── ENTRIES SUPPLIED ──

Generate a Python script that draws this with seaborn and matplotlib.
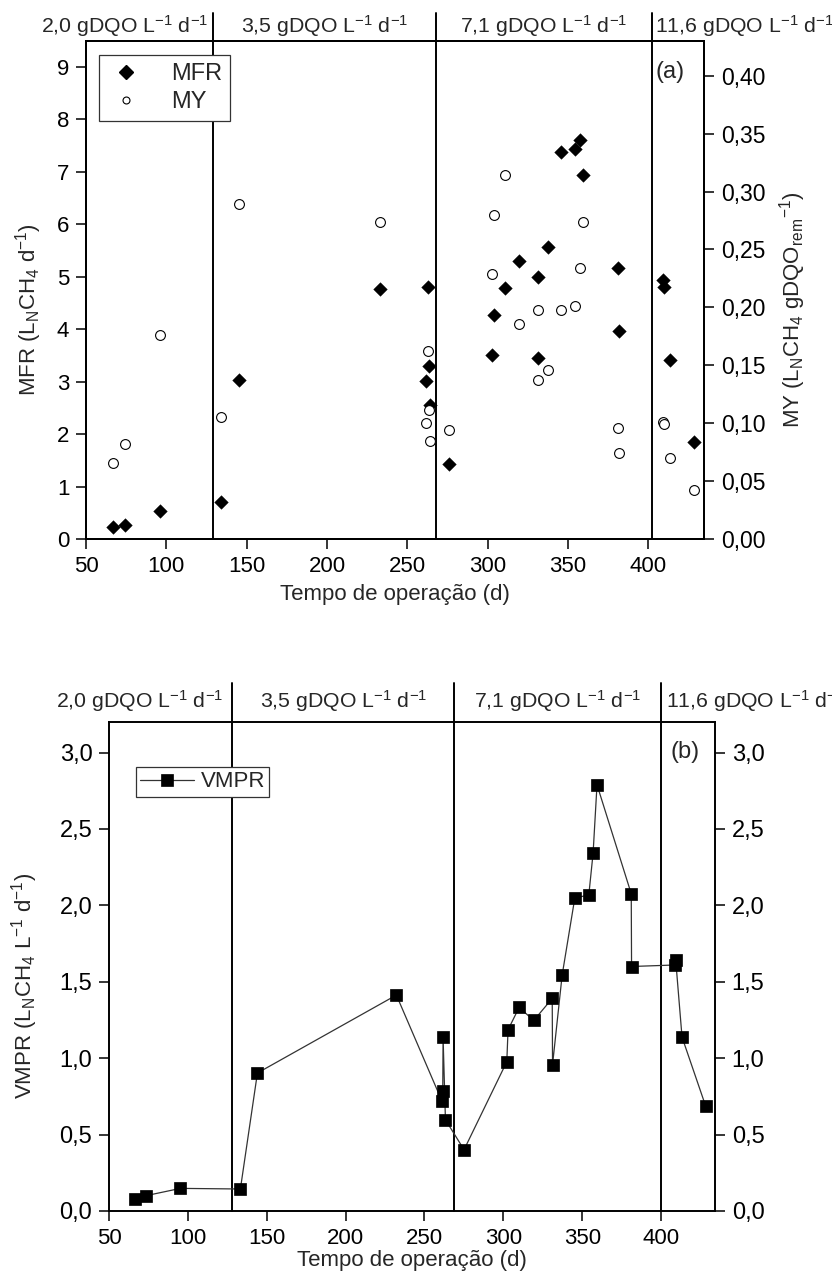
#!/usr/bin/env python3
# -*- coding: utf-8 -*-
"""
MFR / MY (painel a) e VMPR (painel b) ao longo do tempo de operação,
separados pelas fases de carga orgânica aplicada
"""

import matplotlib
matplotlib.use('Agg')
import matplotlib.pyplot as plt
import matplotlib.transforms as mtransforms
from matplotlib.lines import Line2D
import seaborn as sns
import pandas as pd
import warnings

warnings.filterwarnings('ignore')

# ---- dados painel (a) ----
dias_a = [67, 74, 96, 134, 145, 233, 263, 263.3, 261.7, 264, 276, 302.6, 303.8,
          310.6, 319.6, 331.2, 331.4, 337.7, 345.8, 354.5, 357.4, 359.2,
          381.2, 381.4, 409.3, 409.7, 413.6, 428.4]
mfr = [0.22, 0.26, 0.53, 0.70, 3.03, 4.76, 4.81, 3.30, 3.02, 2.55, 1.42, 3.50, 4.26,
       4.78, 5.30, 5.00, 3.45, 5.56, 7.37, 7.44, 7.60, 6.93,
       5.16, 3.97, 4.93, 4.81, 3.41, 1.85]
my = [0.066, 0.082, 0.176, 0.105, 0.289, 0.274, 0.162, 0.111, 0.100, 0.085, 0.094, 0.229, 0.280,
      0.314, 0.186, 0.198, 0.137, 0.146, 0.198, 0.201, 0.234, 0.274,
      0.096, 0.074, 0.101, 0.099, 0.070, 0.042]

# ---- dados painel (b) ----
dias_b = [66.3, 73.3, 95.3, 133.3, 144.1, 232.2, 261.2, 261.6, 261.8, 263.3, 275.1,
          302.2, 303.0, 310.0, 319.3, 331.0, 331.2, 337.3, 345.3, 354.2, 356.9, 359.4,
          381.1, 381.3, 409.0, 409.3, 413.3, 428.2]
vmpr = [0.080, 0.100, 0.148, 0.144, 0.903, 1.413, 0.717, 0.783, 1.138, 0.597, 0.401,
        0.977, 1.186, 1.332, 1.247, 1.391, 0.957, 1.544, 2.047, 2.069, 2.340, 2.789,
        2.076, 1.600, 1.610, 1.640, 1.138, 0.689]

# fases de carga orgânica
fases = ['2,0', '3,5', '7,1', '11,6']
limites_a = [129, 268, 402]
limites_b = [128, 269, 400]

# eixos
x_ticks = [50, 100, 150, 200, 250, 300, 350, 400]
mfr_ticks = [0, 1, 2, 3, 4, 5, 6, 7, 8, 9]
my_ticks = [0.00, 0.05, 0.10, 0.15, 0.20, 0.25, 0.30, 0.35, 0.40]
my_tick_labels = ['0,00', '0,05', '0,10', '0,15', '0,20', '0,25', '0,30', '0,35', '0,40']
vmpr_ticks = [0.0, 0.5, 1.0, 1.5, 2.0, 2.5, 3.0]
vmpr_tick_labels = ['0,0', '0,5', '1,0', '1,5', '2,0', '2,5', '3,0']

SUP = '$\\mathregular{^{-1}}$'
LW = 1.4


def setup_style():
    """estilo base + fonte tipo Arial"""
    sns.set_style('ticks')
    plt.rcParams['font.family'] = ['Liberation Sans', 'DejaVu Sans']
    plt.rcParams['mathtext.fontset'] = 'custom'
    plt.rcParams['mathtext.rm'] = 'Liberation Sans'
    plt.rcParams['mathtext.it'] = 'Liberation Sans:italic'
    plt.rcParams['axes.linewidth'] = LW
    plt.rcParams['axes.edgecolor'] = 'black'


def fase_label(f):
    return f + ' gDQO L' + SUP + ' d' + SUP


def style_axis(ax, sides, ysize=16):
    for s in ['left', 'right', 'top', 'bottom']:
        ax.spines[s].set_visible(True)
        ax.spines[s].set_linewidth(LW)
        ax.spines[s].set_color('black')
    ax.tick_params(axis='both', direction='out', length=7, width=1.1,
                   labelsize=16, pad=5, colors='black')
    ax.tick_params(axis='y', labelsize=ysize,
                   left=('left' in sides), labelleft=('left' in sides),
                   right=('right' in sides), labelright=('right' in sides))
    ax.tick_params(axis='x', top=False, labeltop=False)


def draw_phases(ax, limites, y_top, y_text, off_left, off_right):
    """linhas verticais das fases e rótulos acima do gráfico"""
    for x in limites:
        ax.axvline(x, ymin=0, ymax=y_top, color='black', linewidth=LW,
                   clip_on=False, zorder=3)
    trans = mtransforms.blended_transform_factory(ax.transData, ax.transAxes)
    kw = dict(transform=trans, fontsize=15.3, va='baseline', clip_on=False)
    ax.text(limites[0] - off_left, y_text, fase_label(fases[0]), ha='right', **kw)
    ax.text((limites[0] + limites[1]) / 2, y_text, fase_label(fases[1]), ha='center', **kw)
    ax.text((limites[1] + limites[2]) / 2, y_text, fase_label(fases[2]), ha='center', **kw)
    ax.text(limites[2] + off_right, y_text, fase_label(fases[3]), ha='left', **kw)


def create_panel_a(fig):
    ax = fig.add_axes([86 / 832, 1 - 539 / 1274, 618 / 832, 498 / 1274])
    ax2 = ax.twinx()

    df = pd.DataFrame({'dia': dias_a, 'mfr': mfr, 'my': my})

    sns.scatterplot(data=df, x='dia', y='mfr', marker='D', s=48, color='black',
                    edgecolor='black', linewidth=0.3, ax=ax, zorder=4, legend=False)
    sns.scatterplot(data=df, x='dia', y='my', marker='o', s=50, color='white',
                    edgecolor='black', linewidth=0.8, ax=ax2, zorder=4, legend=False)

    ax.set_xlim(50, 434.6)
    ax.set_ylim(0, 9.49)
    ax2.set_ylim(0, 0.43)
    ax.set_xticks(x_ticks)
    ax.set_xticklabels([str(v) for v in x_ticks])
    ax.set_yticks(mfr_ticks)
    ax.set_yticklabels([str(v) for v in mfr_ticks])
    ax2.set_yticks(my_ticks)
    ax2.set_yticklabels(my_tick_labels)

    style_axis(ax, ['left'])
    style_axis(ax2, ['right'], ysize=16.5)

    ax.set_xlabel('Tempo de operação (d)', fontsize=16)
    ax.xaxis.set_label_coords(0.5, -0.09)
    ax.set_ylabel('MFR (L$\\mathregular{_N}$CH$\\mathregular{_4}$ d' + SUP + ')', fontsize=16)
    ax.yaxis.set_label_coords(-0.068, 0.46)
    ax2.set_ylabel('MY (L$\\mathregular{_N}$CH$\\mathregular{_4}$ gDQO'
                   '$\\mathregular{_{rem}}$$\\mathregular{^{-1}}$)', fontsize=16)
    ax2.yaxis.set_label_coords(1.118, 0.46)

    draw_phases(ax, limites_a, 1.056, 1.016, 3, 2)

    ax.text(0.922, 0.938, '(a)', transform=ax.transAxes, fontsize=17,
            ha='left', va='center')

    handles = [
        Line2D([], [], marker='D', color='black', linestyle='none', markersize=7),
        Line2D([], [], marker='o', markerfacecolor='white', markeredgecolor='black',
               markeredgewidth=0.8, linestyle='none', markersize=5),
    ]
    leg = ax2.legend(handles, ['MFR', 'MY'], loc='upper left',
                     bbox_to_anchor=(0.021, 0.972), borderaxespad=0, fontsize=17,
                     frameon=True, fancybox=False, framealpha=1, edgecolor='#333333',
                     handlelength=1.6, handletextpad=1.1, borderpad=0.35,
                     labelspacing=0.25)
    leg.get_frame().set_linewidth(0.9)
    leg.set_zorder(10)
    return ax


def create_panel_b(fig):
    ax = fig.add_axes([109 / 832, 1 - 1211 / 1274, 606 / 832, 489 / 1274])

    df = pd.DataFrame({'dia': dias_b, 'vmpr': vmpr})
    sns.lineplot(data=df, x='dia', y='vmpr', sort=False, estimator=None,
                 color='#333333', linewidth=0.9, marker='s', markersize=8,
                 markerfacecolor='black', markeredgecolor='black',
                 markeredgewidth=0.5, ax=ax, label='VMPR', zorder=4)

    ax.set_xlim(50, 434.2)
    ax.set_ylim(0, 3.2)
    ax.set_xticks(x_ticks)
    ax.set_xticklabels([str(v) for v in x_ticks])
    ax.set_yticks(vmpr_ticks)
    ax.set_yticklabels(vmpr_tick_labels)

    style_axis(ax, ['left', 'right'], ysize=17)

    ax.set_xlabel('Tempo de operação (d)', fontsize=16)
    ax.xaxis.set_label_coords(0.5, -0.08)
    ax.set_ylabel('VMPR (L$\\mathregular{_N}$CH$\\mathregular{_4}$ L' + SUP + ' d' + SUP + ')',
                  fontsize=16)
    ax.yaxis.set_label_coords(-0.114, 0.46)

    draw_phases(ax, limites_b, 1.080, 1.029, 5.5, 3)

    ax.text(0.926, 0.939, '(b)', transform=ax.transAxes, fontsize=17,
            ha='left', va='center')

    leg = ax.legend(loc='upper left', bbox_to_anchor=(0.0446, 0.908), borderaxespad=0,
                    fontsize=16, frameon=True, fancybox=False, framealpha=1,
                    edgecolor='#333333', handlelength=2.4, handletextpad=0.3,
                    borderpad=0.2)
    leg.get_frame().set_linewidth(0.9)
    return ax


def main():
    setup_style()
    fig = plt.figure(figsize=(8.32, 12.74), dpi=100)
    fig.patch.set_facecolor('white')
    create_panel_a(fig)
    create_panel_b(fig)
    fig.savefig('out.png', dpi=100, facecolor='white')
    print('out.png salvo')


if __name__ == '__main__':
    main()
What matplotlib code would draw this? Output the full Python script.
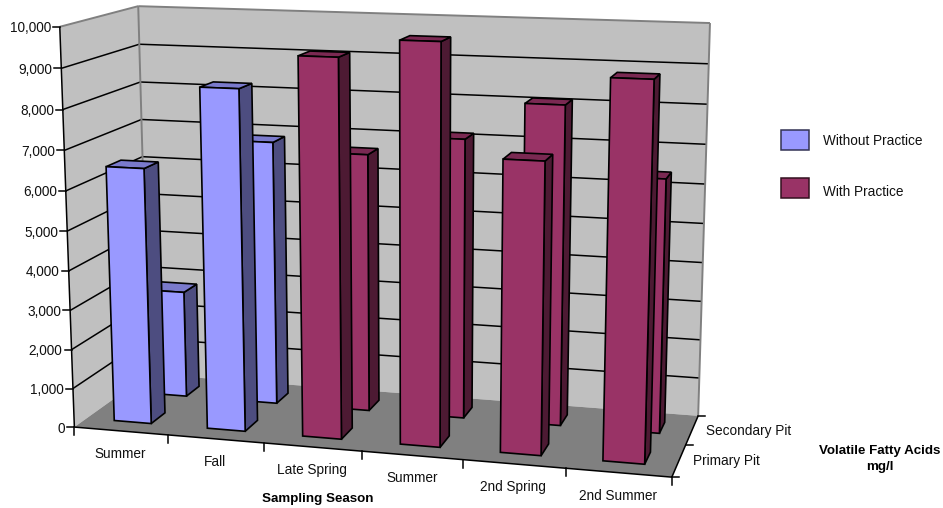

───

* [TASK OBJECTIVE]: Working from the material above, state how many lines contain "this"; give only the number.

* [OUTPUT BELOW]: 2